Veio a noite do dia 24 de maio, quando o coronel Assimi Goita, vice-presidente do país, destituiu Ndaw e Ouane de seus cargos e ordenou a prisão de ambos na capital Bamako. Segundo ele, os dois líderes civis violaram a carta de transição ao não consultarem o militar na formação do novo governo.
Ao contrário do que ocorreu em golpes anteriores, que contaram com apoio popular, desta vez a maior parte da população malinesa rejeitou a tomada de poder por Goita, que derrubou o governo de transição recém-instituído e assumiu o comando do país. A população civil não foi às ruas protestar contra o militar, mas usou as redes sociais para mostrar sua insatisfação.
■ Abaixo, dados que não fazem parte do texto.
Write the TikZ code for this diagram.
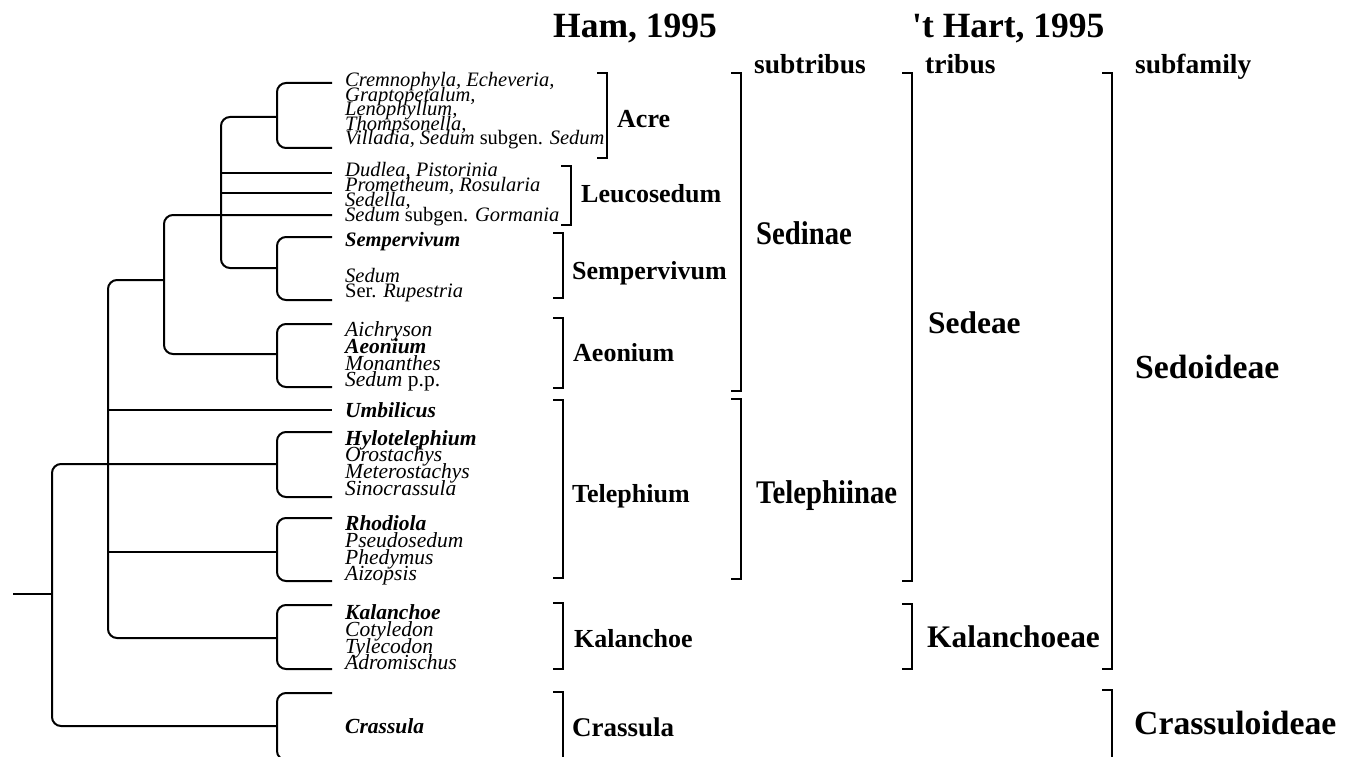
\documentclass[tikz,border=0pt]{standalone}
\usepackage{fontspec}
\setmainfont{Liberation Serif}
\begin{document}
\begin{tikzpicture}[x=1pt,y=-1pt,
  br/.style={line width=2pt,rounded corners=9pt},
  brk/.style={line width=2pt},
  tx/.style={anchor=base west,inner sep=0pt,font=\fontsize{20.5}{20}\selectfont},
  txl/.style={anchor=base west,inner sep=0pt,font=\fontsize{21.5}{20}\selectfont},
  lab/.style={anchor=base west,inner sep=0pt,font=\fontsize{26}{26}\selectfont\bfseries},
  big/.style={anchor=base west,inner sep=0pt,font=\fontsize{33}{33}\selectfont\bfseries},
  mid/.style={anchor=base west,inner sep=0pt,font=\fontsize{31.4}{31}\selectfont\bfseries},
  huge/.style={anchor=base west,inner sep=0pt,font=\fontsize{33.7}{34}\selectfont\bfseries},
  hdr/.style={anchor=base west,inner sep=0pt,font=\fontsize{27.5}{27}\selectfont\bfseries},
  ttl/.style={anchor=base west,inner sep=0pt,font=\fontsize{35.5}{35}\selectfont\bfseries}]
\useasboundingbox (0,0) rectangle (1350,757);
\clip (0,0) rectangle (1350,757);
% ---- leaf and junction coordinates
\coordinate (a1) at (332,83);  \coordinate (a2) at (332,148); \coordinate (aj) at (277,117);
\coordinate (l1) at (332,173); \coordinate (l2) at (332,193); \coordinate (l3) at (332,215);
\coordinate (s1) at (332,237); \coordinate (s2) at (332,300); \coordinate (sj) at (277,268);
\coordinate (e1) at (332,324); \coordinate (e2) at (332,387); \coordinate (ej) at (277,354);
\coordinate (u)  at (332,410);
\coordinate (h1) at (332,432); \coordinate (h2) at (332,497); \coordinate (hj) at (277,464);
\coordinate (r1) at (332,518); \coordinate (r2) at (332,581); \coordinate (rj) at (277,552);
\coordinate (k1) at (332,605); \coordinate (k2) at (332,669); \coordinate (kj) at (277,638);
\coordinate (c1) at (332,693); \coordinate (c2) at (332,760); \coordinate (cj) at (277,726);
\coordinate (n221) at (221,173);
\coordinate (n164) at (164,280);
\coordinate (n108) at (108,410);
\coordinate (n52)  at (52,594);
\coordinate (root) at (13,594);
% ---- clades
\draw[br] (a1) -| (aj) |- (a2);
\draw[br] (s1) -| (sj) |- (s2);
\draw[br] (e1) -| (ej) |- (e2);
\draw[br] (h1) -| (hj) |- (h2);
\draw[br] (r1) -| (rj) |- (r2);
\draw[br] (k1) -| (kj) |- (k2);
\draw[br] (c1) -| (cj) |- (c2);
% ---- inner branches
\draw[br] (aj) -| (n221) |- (sj);
\draw[br] (n221) -- (l1);
\draw[br] (n221 |- l2) -- (l2);
\draw[br] (l3) -| (n164) |- (ej);
\draw[br] (n164) -| (n108) |- (kj);
\draw[br] (n108) -- (u);
\draw[br] (n108 |- rj) -- (rj);
\draw[br] (hj) -| (n52) |- (cj);
\draw[br] (root) -- (n52);
% ---- taxa
\node[tx] (t1) at (345,87) {\textit{Cremnophyla, Echeveria,}};
\node[tx] (t2) at (345,101.5) {\textit{Graptopetalum,}};
\node[tx] (t3) at (345,116) {\textit{Lenophyllum,}};
\node[tx] (t4) at (345,130.5) {\textit{Thompsonella,}};
\node[tx] (t5) at (345,145) {\textit{Villadia, Sedum} subgen. \textit{Sedum}};
\node[tx] (t6) at (345,176) {\textit{Dudlea, Pistorinia}};
\node[tx] (t7) at (345,191.5) {\textit{Prometheum, Rosularia}};
\node[tx] (t8) at (345,206) {\textit{Sedella,}};
\node[tx] (t9) at (345,221) {\textit{Sedum} subgen. \textit{Gormania}};
\node[tx] (t10) at (345,246) {\textbf{\textit{Sempervivum}}};
\node[tx] (t11) at (345,282) {\textit{Sedum}};
\node[tx] (t12) at (345,297) {Ser. \textit{Rupestria}};
\node[txl] (t13) at (345,336) {\textit{Aichryson}};
\node[txl] (t14) at (345,353) {\textbf{\textit{Aeonium}}};
\node[txl] (t15) at (345,370) {\textit{Monanthes}};
\node[txl] (t16) at (345,386) {\textit{Sedum} p.p.};
\node[txl] (t17) at (345,417) {\textbf{\textit{Umbilicus}}};
\node[txl] (t18) at (345,445) {\textbf{\textit{Hylotelephium}}};
\node[txl] (t19) at (345,461) {\textit{Orostachys}};
\node[txl] (t20) at (345,478) {\textit{Meterostachys}};
\node[txl] (t21) at (345,495) {\textit{Sinocrassula}};
\node[txl] (t22) at (345,530) {\textbf{\textit{Rhodiola}}};
\node[txl] (t23) at (345,547) {\textit{Pseudosedum}};
\node[txl] (t24) at (345,564) {\textit{Phedymus}};
\node[txl] (t25) at (345,580) {\textit{Aizopsis}};
\node[txl] (t26) at (345,619) {\textbf{\textit{Kalanchoe}}};
\node[txl] (t27) at (345,636) {\textit{Cotyledon}};
\node[txl] (t28) at (345,653) {\textit{Tylecodon}};
\node[txl] (t29) at (345,669) {\textit{Adromischus}};
\node[txl] (t30) at (345,733) {\textbf{\textit{Crassula}}};
% ---- bracket coordinates
\coordinate (bA1) at (607,73);  \coordinate (bA2) at (607,158);
\coordinate (bL1) at (571,166); \coordinate (bL2) at (571,225);
\coordinate (bS1) at (563,233); \coordinate (bS2) at (563,298);
\coordinate (bE1) at (563,318); \coordinate (bE2) at (563,388);
\coordinate (bT1) at (563,400); \coordinate (bT2) at (563,578);
\coordinate (bK1) at (563,603); \coordinate (bK2) at (563,669);
\coordinate (bC1) at (563,692); \coordinate (bC2) at (563,770);
\coordinate (bSi1) at (741,73); \coordinate (bSi2) at (741,391);
\coordinate (bTe1) at (741,399); \coordinate (bTe2) at (741,579);
\coordinate (bSe1) at (912,73); \coordinate (bSe2) at (912,581);
\coordinate (bKa1) at (912,604); \coordinate (bKa2) at (912,669);
\coordinate (bSo1) at (1112,73); \coordinate (bSo2) at (1112,669);
\coordinate (bCr1) at (1112,690); \coordinate (bCr2) at (1112,770);
\foreach \b in {A,L,S,E,T,K,Si,Te,Se,Ka,So}{
  \draw[brk] ([xshift=-10pt]b\b1) -- (b\b1) -- (b\b2) -- ([xshift=-10pt]b\b2);
}
\draw[brk] ([xshift=-10pt]bC1) -- (bC1) -- (bC2);
\draw[brk] ([xshift=-10pt]bCr1) -- (bCr1) -- (bCr2);
% ---- group labels
\node[lab] (gA) at (617,128) {Acre};
\node[lab] (gL) at (581,202) {Leucosedum};
\node[lab] (gS) at (572,279) {Sempervivum};
\node[lab] (gE) at (573,361) {Aeonium};
\node[lab] (gT) at (572,502) {Telephium};
\node[lab] (gK) at (574,647) {Kalanchoe};
\node[lab,font=\fontsize{27}{27}\selectfont\bfseries] (gC) at (572,736) {Crassula};
\node[big] (sSi) at (756,244) {\scalebox{0.87}[1]{Sedinae}};
\node[big] (sTe) at (756,503) {\scalebox{0.87}[1]{Telephiinae}};
\node[mid] (sSe) at (928,333) {Sedeae};
\node[mid] (sKa) at (927,647) {Kalanchoeae};
\node[huge] (sSo) at (1135,378) {Sedoideae};
\node[huge] (sCr) at (1134,734) {Crassuloideae};
% ---- headers
\node[hdr] (h1t) at (754,74) {subtribus};
\node[hdr] (h2t) at (925,74) {tribus};
\node[hdr] (h3t) at (1135,74) {subfamily};
\node[ttl] (ham) at (553,38) {Ham, 1995};
\node[ttl] (hart) at (912,38) {\textquotesingle t Hart, 1995};
\end{tikzpicture}
\end{document}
Militarmente, especialistas e políticos ocidentais enxergam uma geopolítica delicada na região, devido ao aumento constante da influência de grupos jihadistas ligados à Al-Qaeda e ao EI e à consequente explosão da violência nos confrontos entre extremistas e militares. Além disso, trata-se de uma posição importante para traficantes de armas e pessoas, e o processo em curso de redução das tropas franceses, que atuam no país desde 2013, tende a piorar a situação.
Os conflitos, antes concentrados no norte do país, se expandiram inclusive para os vizinhos Burkina Faso e Níger. A região central do Mali se tornou um dos pontos mais violentos de todo o Sahel africano, com frequentes assassinatos étnicos e ataques extremistas contra forças do governo.